The New York Times today reported that Richard Spencer won’t be
going on speaking tours for a long time as a result of being
assaulted. He’s even afraid to go out for dinner. Before we
conclude that that’s indubitably a good thing, I’d like to turn to
the topic of collaboration.
We expect collaborators to appear in the form of the Devil
himself. In other words, recognizable. But of course that’s far
from the reality. The Biblical story of how Satan himself
transmogrifies into the Devil is itself just as implausible.
Collaboration, where it most matters, is passive. Collaboration is
reduced to executing “normal” tasks in a programmatic manner.
Nothing could be more “natural.” This was the insight of Hannah
Arendt’s Eichmann in Jerusalem: modern evil is banal. It is the
work of millions of men and women. As she argues in The Origins of
Totalitarianism, genocide requires the participation of engineers,
physicians, accountants, scientists, journalists, small business
owners, corporate executives and civil servants. It is an
archipelago of labor in the narrowest sense of the term: tedious
and mundane.
The most effective prophylactic against any infection is to deny
it its conditions of survival. Today our infection is the prospect
of collaboration. Evil, according to Arendt, is committed by
those who “never make up their minds to be good or evil,” but
underlying that is careerism. Eichmann, the chief architect for
the extermination of half of European Jewry, had “no motives at
all” she argued, “except for an extraordinary diligence in looking
out for his personal advancement.” And the problem, as Arendt
pointed out, was that there were too many Eichmanns. There is no
cure for collaboration. The only solution is to prevent the
conditions in which passive collaborators have the excuse to say
that they were only doing their jobs.
There is a crucial lesson to be learned from how Mussolini and
Hitler consolidated power. It wasn’t overnight. It took years. And
in those years paramilitary groups roamed the streets ravaging any
potential threat. The threat of chaos that they incubated was
crucial to the conservative governments’ decisions to permit them
into the halls of total power.

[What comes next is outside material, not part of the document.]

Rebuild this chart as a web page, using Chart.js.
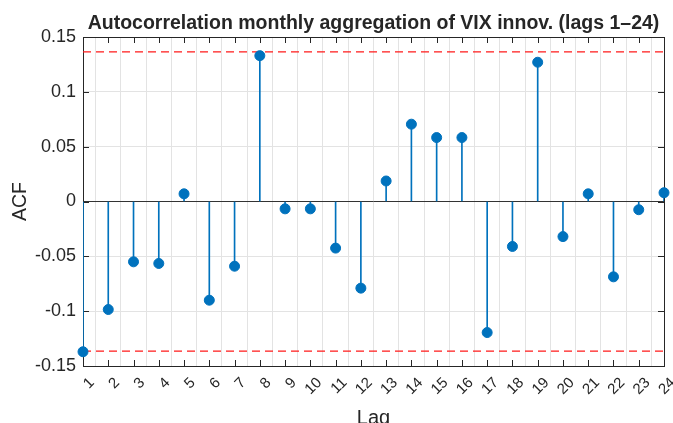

Violence, as any good
anthropologist would tell you, is steeped in symbolism. State and,
when allowed, non-State violence intends to send a message “We Are
The Only Game In Town.” And in their violence, they assert their
convictions. Citizens, too busy and exhausted to think
politically, are always ready to acquiesce that point faute de
mieux: if someone is violent and angry, then their demands, even
ideology, must be somewhat rooted valid grievances and ideas.

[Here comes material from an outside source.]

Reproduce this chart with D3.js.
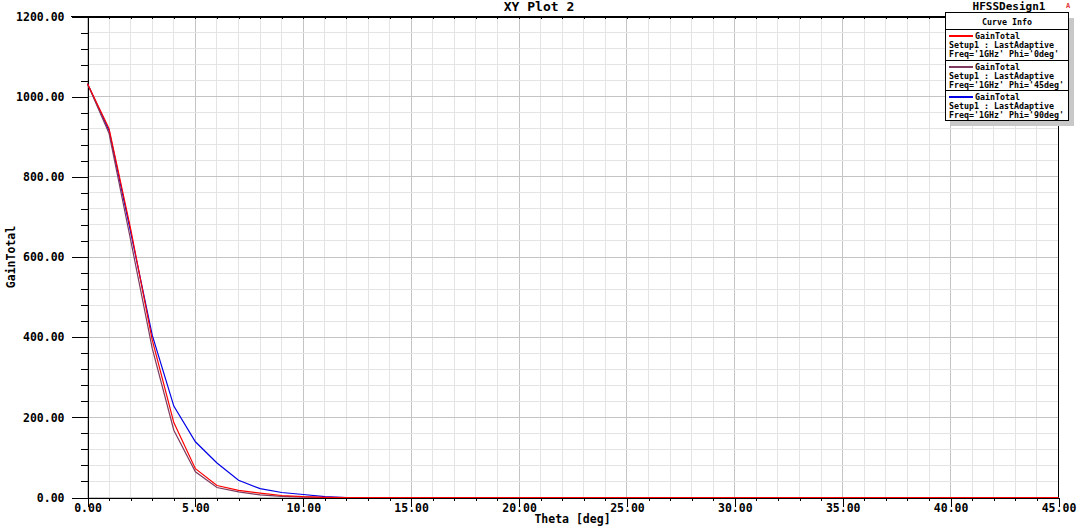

The essence of fascism, as historians like Robert Paxton never
fail to remind us, is not in ideas but in emotions. Robbing
fascism of its virility and hyper masculine pretence is to rob it
of its primary capacity to grow and survive. We have to confront
the crucial question: are we more interested in upholding the
slogan “Don’t Be Evil” or in making sure that no evil occurs? Is
instilling fear in the hearts of fascists or fascist-curious
individuals, even at the cost of isolated violence preferable to
allowing fascists to consolidate power and therefore commit
greater atrocities?
In this particular instance, we must utilize fear to our
advantage. The continuation of protests and the show of strength
must not only intimidate fascists, but also send a clear message
to the three most important institutions that fascists require for
total power: big business, media and state institutions. They must
be constantly fear any form of collaboration with Trump’s
administration. They must fear how the nation’s history books will
view them but to accomplish that we must compel them to think that
future historians will not be fascists. The fascist future must be
cancelled, today. We can take it from the tip of fascist reaction
today: “The point is that we got a lot of attention, and that
alone creates value.” (Trump, The Art of the Deal, p. 57)

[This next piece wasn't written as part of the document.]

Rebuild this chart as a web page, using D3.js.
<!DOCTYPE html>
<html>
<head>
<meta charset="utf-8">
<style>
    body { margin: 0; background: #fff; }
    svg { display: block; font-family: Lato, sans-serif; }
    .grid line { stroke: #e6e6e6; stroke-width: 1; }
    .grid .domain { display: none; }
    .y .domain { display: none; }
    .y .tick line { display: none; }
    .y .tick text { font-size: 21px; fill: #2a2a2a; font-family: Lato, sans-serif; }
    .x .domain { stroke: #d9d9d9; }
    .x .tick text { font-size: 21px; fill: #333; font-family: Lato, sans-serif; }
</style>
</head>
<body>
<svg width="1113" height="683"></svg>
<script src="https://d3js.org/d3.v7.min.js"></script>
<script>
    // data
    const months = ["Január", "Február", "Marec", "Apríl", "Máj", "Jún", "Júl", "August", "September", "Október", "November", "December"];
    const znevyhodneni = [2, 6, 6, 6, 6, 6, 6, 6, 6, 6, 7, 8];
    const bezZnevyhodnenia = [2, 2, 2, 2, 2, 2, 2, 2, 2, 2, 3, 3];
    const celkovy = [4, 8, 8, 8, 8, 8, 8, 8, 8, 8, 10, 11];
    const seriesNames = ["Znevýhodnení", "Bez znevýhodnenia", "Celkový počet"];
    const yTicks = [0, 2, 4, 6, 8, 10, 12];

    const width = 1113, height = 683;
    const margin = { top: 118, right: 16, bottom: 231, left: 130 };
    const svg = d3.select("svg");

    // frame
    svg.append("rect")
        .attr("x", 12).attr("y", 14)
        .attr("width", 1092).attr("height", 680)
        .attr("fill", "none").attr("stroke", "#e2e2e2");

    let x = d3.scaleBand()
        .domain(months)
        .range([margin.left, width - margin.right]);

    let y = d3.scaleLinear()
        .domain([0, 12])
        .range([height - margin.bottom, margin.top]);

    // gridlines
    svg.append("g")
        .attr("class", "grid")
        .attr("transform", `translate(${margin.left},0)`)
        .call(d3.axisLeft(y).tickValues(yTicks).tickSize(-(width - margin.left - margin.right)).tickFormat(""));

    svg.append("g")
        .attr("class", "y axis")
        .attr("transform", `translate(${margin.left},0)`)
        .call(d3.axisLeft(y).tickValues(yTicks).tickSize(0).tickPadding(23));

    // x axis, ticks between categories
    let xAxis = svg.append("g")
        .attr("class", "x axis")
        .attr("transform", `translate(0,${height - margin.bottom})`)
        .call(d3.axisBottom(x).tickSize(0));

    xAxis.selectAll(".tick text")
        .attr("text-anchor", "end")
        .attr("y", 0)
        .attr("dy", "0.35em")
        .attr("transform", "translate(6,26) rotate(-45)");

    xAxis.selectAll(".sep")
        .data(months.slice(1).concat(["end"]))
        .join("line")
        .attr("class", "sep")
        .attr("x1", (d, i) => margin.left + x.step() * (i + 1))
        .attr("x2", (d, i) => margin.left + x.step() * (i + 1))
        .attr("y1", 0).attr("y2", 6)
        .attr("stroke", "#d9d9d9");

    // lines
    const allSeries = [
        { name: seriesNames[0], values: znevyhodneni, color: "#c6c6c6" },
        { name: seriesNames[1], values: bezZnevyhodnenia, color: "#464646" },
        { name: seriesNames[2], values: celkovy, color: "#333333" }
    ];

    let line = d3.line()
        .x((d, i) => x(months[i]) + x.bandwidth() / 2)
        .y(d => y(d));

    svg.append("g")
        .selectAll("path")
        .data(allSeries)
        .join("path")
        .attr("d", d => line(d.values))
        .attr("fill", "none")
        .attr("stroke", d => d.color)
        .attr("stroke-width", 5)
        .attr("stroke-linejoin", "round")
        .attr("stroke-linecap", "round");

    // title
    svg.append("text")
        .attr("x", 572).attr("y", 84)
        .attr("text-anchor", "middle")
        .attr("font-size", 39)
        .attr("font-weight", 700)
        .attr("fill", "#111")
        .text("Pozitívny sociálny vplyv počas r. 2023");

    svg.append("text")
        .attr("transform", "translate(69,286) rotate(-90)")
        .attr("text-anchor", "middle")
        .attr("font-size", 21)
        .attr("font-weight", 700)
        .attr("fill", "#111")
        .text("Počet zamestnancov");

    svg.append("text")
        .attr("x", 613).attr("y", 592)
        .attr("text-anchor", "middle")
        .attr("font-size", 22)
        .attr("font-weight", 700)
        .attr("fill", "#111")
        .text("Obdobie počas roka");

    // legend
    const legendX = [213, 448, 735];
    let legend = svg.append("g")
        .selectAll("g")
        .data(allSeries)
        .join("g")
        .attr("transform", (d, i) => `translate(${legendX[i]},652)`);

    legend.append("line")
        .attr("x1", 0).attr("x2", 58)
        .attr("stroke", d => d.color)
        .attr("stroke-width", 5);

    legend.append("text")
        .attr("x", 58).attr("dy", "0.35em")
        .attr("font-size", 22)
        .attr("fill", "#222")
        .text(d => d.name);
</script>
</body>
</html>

Take for instance a recent example in Egypt. Large large sections
of civil servants and big business sabotaged Morsi’s presidency.
Hoping against the grain that he would be overthrown by the
military, they felt compelled enough to sacrifice their jobs and
careers. But the background to this was fierce street violence
against fundamentalist supporters of Morsi and weekly mass
protests. They had mistakenly placed their faith in the military,
but Americans can take comfort in the fact that a genuine
opposition in Congress can represent them politically. Americans
who will be torn about collaboration must likewise feel compelled
to sacrifice their livelihoods and future; but only if the protest
and civil disobedience continue unabated and if there exists a
genuine political opposition in Congress.
We must be ready to meet their intimidation with greater
intimidation. What fascism does is to returns politics to its
fundamentals. Those of us who are united in the right of women and
LGBTQ folks to their bodies, those of us who believe in the right
of life for Black, Native, colored and Muslim communities have to
confront that our primary task in the coming months and years is
to defend the most basic of political rights: life itself.
Politics is back to the visceral for those of us who have long
grown accustomed to middle-class bourgeois bubbles. We must
consign bourgeois morality to the ash heap before it does us in."